I hope they never stop
I wanted to shed some light on part of the show given my experience with tech. Technically everything you do on a phone, computer, gaming console, camera, etc logs data to a database. It's literally how computers work. Every computing device has internal databases. If something connects to the internet the information exchanged is logged in several databases that range from the device itself to the service provider (in Androids case Verizon & Sprint, in iPhones case ATT) as well as the device manufacturer's database. A log of the data has to be created so that it can be accessed and sent along to the next destination. When you connect to the internet, no matter what you are connecting from, you connection piggybacks over several servers in a elephant walk designed to send your photo of nothing to Facebook.
There are varied levels of this practice. Certainly it can be argued that there is an ethical obligation for everyone logging activities to have it encrypted and regularly purged. Unfortunately this data is valuable, but not for the CIA as much as it is for Proctor and Gamble. If the CIA wants your data they will get it regardless. Major business interests however do not have a use for one person's data. They only have a need for a large swath of data compressed into a table of trends. That's when this stuff has real value. Each of one million text messages, tweets or emails could have a certain amount of trend and brand information contained within them. That data is consolidated and sold at a remarkably high price.

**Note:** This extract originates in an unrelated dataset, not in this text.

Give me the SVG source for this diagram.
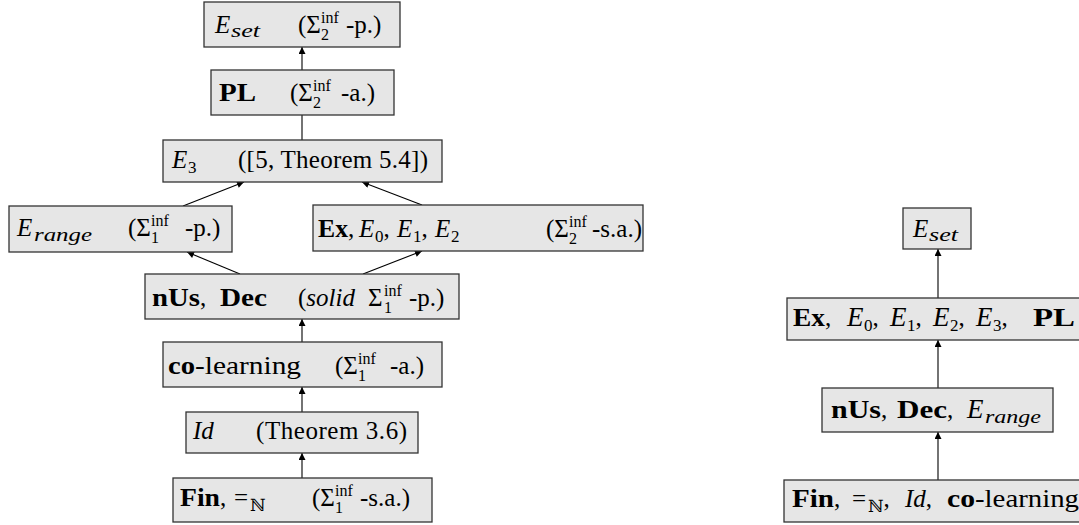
<svg xmlns="http://www.w3.org/2000/svg" width="1079" height="525" viewBox="0 0 1079 525">
<style>
.bx{fill:#e6e6e6;stroke:#333;stroke-width:1.3}
.t{font-family:"Liberation Serif","DejaVu Serif",serif;font-size:25px;fill:#000}
.s{font-size:17px}
.m{font-size:19px}
.u{font-size:16px}
.i{font-style:italic}
.b{font-weight:bold}
.c{stroke:#000;stroke-width:1.1;fill:none}
</style>
<defs>
<marker id="ah" viewBox="0 0 10 10" refX="10" refY="5" markerWidth="8" markerHeight="7" markerUnits="userSpaceOnUse" orient="auto"><path d="M0,0 L10,5 L0,10 z" fill="#000"/></marker>
</defs>
<rect width="1079" height="525" fill="#fff"/>
<g id="connectors">
<path class="c" d="M302,70 L302,47" marker-end="url(#ah)"/>
<path class="c" d="M302,140 L302,115"/>
<path class="c" d="M183,206 L244,182" marker-end="url(#ah)"/>
<path class="c" d="M422,205 L362,182" marker-end="url(#ah)"/>
<path class="c" d="M240,274 L187,252" marker-end="url(#ah)"/>
<path class="c" d="M363,274 L422,251" marker-end="url(#ah)"/>
<path class="c" d="M302,342 L302,319" marker-end="url(#ah)"/>
<path class="c" d="M302,412 L302,387" marker-end="url(#ah)"/>
<path class="c" d="M302,478 L302,453" marker-end="url(#ah)"/>
<path class="c" d="M938,298 L938,249" marker-end="url(#ah)"/>
<path class="c" d="M938,388 L938,340" marker-end="url(#ah)"/>
<path class="c" d="M938,480 L938,432" marker-end="url(#ah)"/>
</g>
<g id="n-eset">
<rect class="bx" x="204" y="2" width="196" height="45"/>
<text class="t"><tspan class="i" x="215" y="33">E</tspan><tspan class="m i" x="231" y="37" textLength="29" lengthAdjust="spacingAndGlyphs">set</tspan><tspan x="298" y="33">(Σ</tspan><tspan class="u" x="321" y="23">inf</tspan><tspan class="u" x="321" y="40">2</tspan><tspan x="346" y="33">-p.)</tspan></text>
</g>
<g id="n-pl">
<rect class="bx" x="211" y="70" width="183" height="45"/>
<text class="t"><tspan class="b" x="219" y="101" textLength="37" lengthAdjust="spacingAndGlyphs">PL</tspan><tspan x="290" y="101">(Σ</tspan><tspan class="u" x="313" y="91">inf</tspan><tspan class="u" x="313" y="108">2</tspan><tspan x="341" y="101">-a.)</tspan></text>
</g>
<g id="n-e3">
<rect class="bx" x="163" y="140" width="279" height="42"/>
<text class="t"><tspan class="i" x="172" y="168">E</tspan><tspan class="s" x="188" y="173">3</tspan></text>
<text class="t" x="238" y="168" textLength="190">([5, Theorem 5.4])</text>
</g>
<g id="n-erange">
<rect class="bx" x="9" y="206" width="223" height="46"/>
<text class="t"><tspan class="i" x="17" y="236">E</tspan><tspan class="m i" x="34" y="241" textLength="58" lengthAdjust="spacingAndGlyphs">range</tspan><tspan x="128" y="236">(Σ</tspan><tspan class="u" x="151" y="226">inf</tspan><tspan class="u" x="151" y="243">1</tspan><tspan x="185" y="236">-p.)</tspan></text>
</g>
<g id="n-ex">
<rect class="bx" x="313" y="205" width="330" height="46"/>
<text class="t"><tspan class="b" x="318" y="237" textLength="30" lengthAdjust="spacingAndGlyphs">Ex</tspan><tspan>,</tspan><tspan class="i" x="359" y="237">E</tspan><tspan class="s" x="375" y="242">0</tspan><tspan y="237">,</tspan><tspan class="i" x="397" y="237">E</tspan><tspan class="s" x="413" y="242">1</tspan><tspan y="237">,</tspan><tspan class="i" x="435" y="237">E</tspan><tspan class="s" x="451" y="242">2</tspan><tspan x="546" y="237">(Σ</tspan><tspan class="u" x="569" y="227">inf</tspan><tspan class="u" x="569" y="244">2</tspan><tspan x="592" y="237">-s.a.)</tspan></text>
</g>
<g id="n-nus">
<rect class="bx" x="145" y="274" width="314" height="45"/>
<text class="t"><tspan class="b" x="152" y="306" textLength="48" lengthAdjust="spacingAndGlyphs">nUs</tspan><tspan>,</tspan><tspan class="b" x="220" y="306" textLength="47" lengthAdjust="spacingAndGlyphs">Dec</tspan><tspan x="298" y="306">(</tspan><tspan class="i">solid</tspan><tspan x="368" y="306">Σ</tspan><tspan class="u" x="384" y="296">inf</tspan><tspan class="u" x="384" y="313">1</tspan><tspan x="409" y="306">-p.)</tspan></text>
</g>
<g id="n-co">
<rect class="bx" x="163" y="342" width="279" height="45"/>
<text class="t"><tspan class="b" x="168" y="374" textLength="27" lengthAdjust="spacingAndGlyphs">co</tspan><tspan x="195" y="374" textLength="106" lengthAdjust="spacingAndGlyphs">-learning</tspan><tspan x="335" y="374">(Σ</tspan><tspan class="u" x="358" y="364">inf</tspan><tspan class="u" x="358" y="381">1</tspan><tspan x="390" y="374">-a.)</tspan></text>
</g>
<g id="n-id">
<rect class="bx" x="186" y="412" width="232" height="41"/>
<text class="t"><tspan class="i" x="193" y="439">Id</tspan></text>
<text class="t" x="256" y="439" textLength="151">(Theorem 3.6)</text>
</g>
<g id="n-fin">
<rect class="bx" x="173" y="478" width="259" height="44"/>
<text class="t"><tspan class="b" x="180" y="506" textLength="40" lengthAdjust="spacingAndGlyphs">Fin</tspan><tspan>,</tspan><tspan x="234" y="506">=</tspan><tspan class="s" x="250" y="511">ℕ</tspan><tspan x="312" y="506">(Σ</tspan><tspan class="u" x="335" y="496">inf</tspan><tspan class="u" x="335" y="513">1</tspan><tspan x="360" y="506">-s.a.)</tspan></text>
</g>
<g id="r-eset">
<rect class="bx" x="903" y="208" width="68" height="41"/>
<text class="t"><tspan class="i" x="913" y="237">E</tspan><tspan class="m i" x="929" y="241" textLength="29" lengthAdjust="spacingAndGlyphs">set</tspan></text>
</g>
<g id="r-ex">
<rect class="bx" x="787" y="298" width="320" height="42"/>
<text class="t"><tspan class="b" x="793" y="326" textLength="32" lengthAdjust="spacingAndGlyphs">Ex</tspan><tspan>,</tspan><tspan class="i" x="847" y="326" font-size="27">E</tspan><tspan class="s" x="864" y="331">0</tspan><tspan y="326">,</tspan><tspan class="i" x="890" y="326" font-size="27">E</tspan><tspan class="s" x="907" y="331">1</tspan><tspan y="326">,</tspan><tspan class="i" x="933" y="326" font-size="27">E</tspan><tspan class="s" x="950" y="331">2</tspan><tspan y="326">,</tspan><tspan class="i" x="976" y="326" font-size="27">E</tspan><tspan class="s" x="993" y="331">3</tspan><tspan y="326">,</tspan><tspan class="b" x="1033" y="326" textLength="42" lengthAdjust="spacingAndGlyphs">PL</tspan></text>
</g>
<g id="r-nus">
<rect class="bx" x="822" y="388" width="231" height="44"/>
<text class="t"><tspan class="b" x="831" y="418" textLength="50" lengthAdjust="spacingAndGlyphs">nUs</tspan><tspan>,</tspan><tspan class="b" x="897" y="418" textLength="50" lengthAdjust="spacingAndGlyphs">Dec</tspan><tspan>,</tspan><tspan class="i" x="967" y="418" font-size="27">E</tspan><tspan class="m i" x="985" y="423" textLength="56" lengthAdjust="spacingAndGlyphs">range</tspan></text>
</g>
<g id="r-fin">
<rect class="bx" x="784" y="480" width="320" height="42"/>
<text class="t"><tspan class="b" x="792" y="507" textLength="42" lengthAdjust="spacingAndGlyphs">Fin</tspan><tspan>,</tspan><tspan x="852" y="507">=</tspan><tspan class="s" x="868" y="512">ℕ</tspan><tspan y="507">,</tspan><tspan class="i" x="905" y="507">Id</tspan><tspan>,</tspan><tspan class="b" x="947" y="507" textLength="28" lengthAdjust="spacingAndGlyphs">co</tspan><tspan x="975" y="507" textLength="104" lengthAdjust="spacingAndGlyphs">-learning</tspan></text>
</g>
</svg>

To summarize, it is the function of computers of all sorts to log what happens as it happens. The data entered cannot exist without a reference. It is how often these references are purged and/or how they are packaged and sold that matters. But the logging of data is an essential part of how it works, to varying degrees of deviousness.
I don't think it's okay to monitor and sell personal information for individuals or groups. But nothing can change when people argue against it with a fundamental misunderstanding of how the device or activity they are using works. So you cant go to your legislator or a lawyer and say "I want tech companies to stop using databases" because every single device is able to react to the user due to some level of database activity. You can organize and demand that personal data be encrypted on receipt and purged regularly. Make it illegal to sell personal and group data to marketing firms. I am all about all of these things. But if people don't understand the technology it simply won't happen.